* WRITTEN PROBLEM:
Retype nothing but the lines from the start of the material up to and including the line with "400000, 450000, 500000];". Pictures don't belong in the copy.

• • • •

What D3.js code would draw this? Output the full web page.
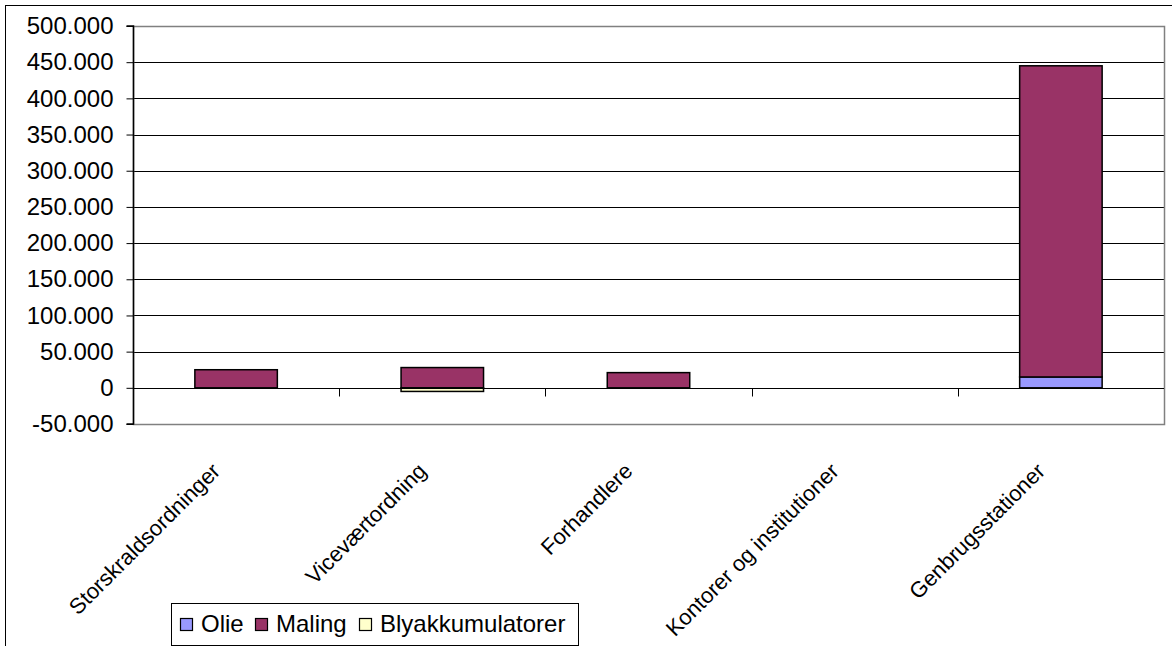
<!DOCTYPE html>
<html>
<head>
<meta charset="utf-8">
<script src="https://cdn.jsdelivr.net/npm/d3@7"></script>
<style>
  html, body { margin: 0; padding: 0; background: #fff; }
  svg { display: block; }
  text { font-family: "Liberation Sans", Arial, sans-serif; fill: #000; }
</style>
</head>
<body>
<svg id="chart" width="1172" height="646"></svg>
<script>
const categories = ["Storskraldsordninger", "Viceværtordning", "Forhandlere", "Kontorer og institutioner", "Genbrugsstationer"];
const seriesNames = ["Olie", "Maling", "Blyakkumulatorer"];
const olie = [0, 0, 0, 0, 15000];
const maling = [25000, 28000, 21000, 0, 430000];
const blyakkumulatorer = [0, -5000, 0, 0, 0];
const seriesColors = ["#9999FF", "#993366", "#FFFFCC"];
const yTicks = [-50000, 0, 50000, 100000, 150000, 200000, 250000, 300000, 350000, 400000, 450000, 500000];

const svg = d3.select("#chart");
const plot = { left: 133, right: 1164, top: 26, bottom: 424 };
const FS = 24;
const FS_CAT = 22;

// outer chart border
svg.append("rect").attr("x", 5.5).attr("y", 5.5).attr("width", 1200).attr("height", 700)
  .attr("fill", "#fff").attr("stroke", "#000").attr("stroke-width", 1);

const x = d3.scaleBand().domain(categories).range([plot.left, plot.right]).paddingInner(0.6).paddingOuter(0.3);
const xb = d3.scaleBand().domain(categories).range([plot.left, plot.right]);
const y = d3.scaleLinear().domain([-50000, 500000]).range([plot.bottom, plot.top]);

const fmt = v => v === 0 ? "0" : (v < 0 ? "-" : "") + d3.format(",")(Math.abs(v)).replace(/,/g, ".");

// gridlines
svg.append("g").selectAll("line").data(yTicks.filter(t => t !== -50000 && t !== 500000 && t !== 0)).join("line")
  .attr("x1", plot.left).attr("x2", plot.right)
  .attr("y1", d => Math.round(y(d)) + 0.5).attr("y2", d => Math.round(y(d)) + 0.5)
  .attr("stroke", "#000").attr("stroke-width", 1);

// plot area border (gray)
svg.append("rect").attr("x", plot.left + 0.5).attr("y", Math.round(y(500000)) + 0.5)
  .attr("width", plot.right - plot.left).attr("height", Math.round(y(-50000)) - Math.round(y(500000)))
  .attr("fill", "none").attr("stroke", "#808080").attr("stroke-width", 1.5);

// bars
const rows = categories.map((c, i) => ({ cat: c, Olie: olie[i], Maling: maling[i], Blyakkumulatorer: blyakkumulatorer[i] }));
const stack = d3.stack().keys(seriesNames).offset(d3.stackOffsetDiverging);
const stacked = stack(rows);
stacked.forEach((s, si) => {
  svg.append("g").selectAll("rect").data(s.filter(d => d[1] !== d[0])).join("rect")
    .attr("x", d => x(d.data.cat))
    .attr("width", x.bandwidth())
    .attr("y", d => y(Math.max(d[0], d[1])))
    .attr("height", d => Math.abs(y(d[0]) - y(d[1])))
    .attr("fill", seriesColors[si])
    .attr("stroke", "#000").attr("stroke-width", 1.5);
});

// y axis
const yAxis = d3.axisLeft(y).tickValues(yTicks).tickSize(7).tickPadding(13).tickFormat(fmt);
const gy = svg.append("g").attr("transform", `translate(${plot.left + 0.5},0)`).call(yAxis);
gy.select(".domain").attr("stroke", "#000").attr("stroke-width", 1.5).attr("d", `M-7,${y(500000)}H0V${y(-50000)}H-7`);
gy.selectAll(".tick line").attr("stroke", "#000");
gy.selectAll(".tick text").attr("font-size", FS).attr("font-family", "Liberation Sans, Arial, sans-serif").attr("fill", "#000");

// category axis at zero
const y0 = Math.round(y(0)) + 0.5;
svg.append("line").attr("x1", plot.left).attr("x2", plot.right).attr("y1", y0).attr("y2", y0)
  .attr("stroke", "#000").attr("stroke-width", 1);
const tickXs = categories.slice(1).map(c => Math.round(xb(c)) + 0.5);
svg.append("g").selectAll("line").data(tickXs).join("line")
  .attr("x1", d => d).attr("x2", d => d).attr("y1", y0).attr("y2", y0 + 8)
  .attr("stroke", "#000").attr("stroke-width", 1);

// category labels rotated -45
svg.append("g").selectAll("text").data(categories).join("text")
  .attr("transform", d => `translate(${xb(d) + xb.bandwidth() / 2 - 20},${467}) rotate(-45)`)
  .attr("text-anchor", "end").attr("dy", "0.35em")
  .attr("font-size", FS_CAT)
  .text(d => d);

// legend
const lg = svg.append("g");
lg.append("rect").attr("x", 171.5).attr("y", 603.5).attr("width", 407).attr("height", 42)
  .attr("fill", "#fff").attr("stroke", "#000").attr("stroke-width", 1);
const legendX = [180, 255, 359];
seriesNames.forEach((n, i) => {
  lg.append("rect").attr("x", legendX[i] + 0.5).attr("y", 618.5).attr("width", 12).attr("height", 12)
    .attr("fill", seriesColors[i]).attr("stroke", "#000").attr("stroke-width", 1.2);
  lg.append("text").attr("x", legendX[i] + 21).attr("y", 632).attr("font-size", FS).text(n);
});
</script>
</body>
</html>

• • • •

* OUTPUT FOR THIS TASK:
What D3.js code would draw this? Output the full web page.
<!DOCTYPE html>
<html>
<head>
<meta charset="utf-8">
<script src="https://cdn.jsdelivr.net/npm/d3@7"></script>
<style>
  html, body { margin: 0; padding: 0; background: #fff; }
  svg { display: block; }
  text { font-family: "Liberation Sans", Arial, sans-serif; fill: #000; }
</style>
</head>
<body>
<svg id="chart" width="1172" height="646"></svg>
<script>
const categories = ["Storskraldsordninger", "Viceværtordning", "Forhandlere", "Kontorer og institutioner", "Genbrugsstationer"];
const seriesNames = ["Olie", "Maling", "Blyakkumulatorer"];
const olie = [0, 0, 0, 0, 15000];
const maling = [25000, 28000, 21000, 0, 430000];
const blyakkumulatorer = [0, -5000, 0, 0, 0];
const seriesColors = ["#9999FF", "#993366", "#FFFFCC"];
const yTicks = [-50000, 0, 50000, 100000, 150000, 200000, 250000, 300000, 350000, 400000, 450000, 500000];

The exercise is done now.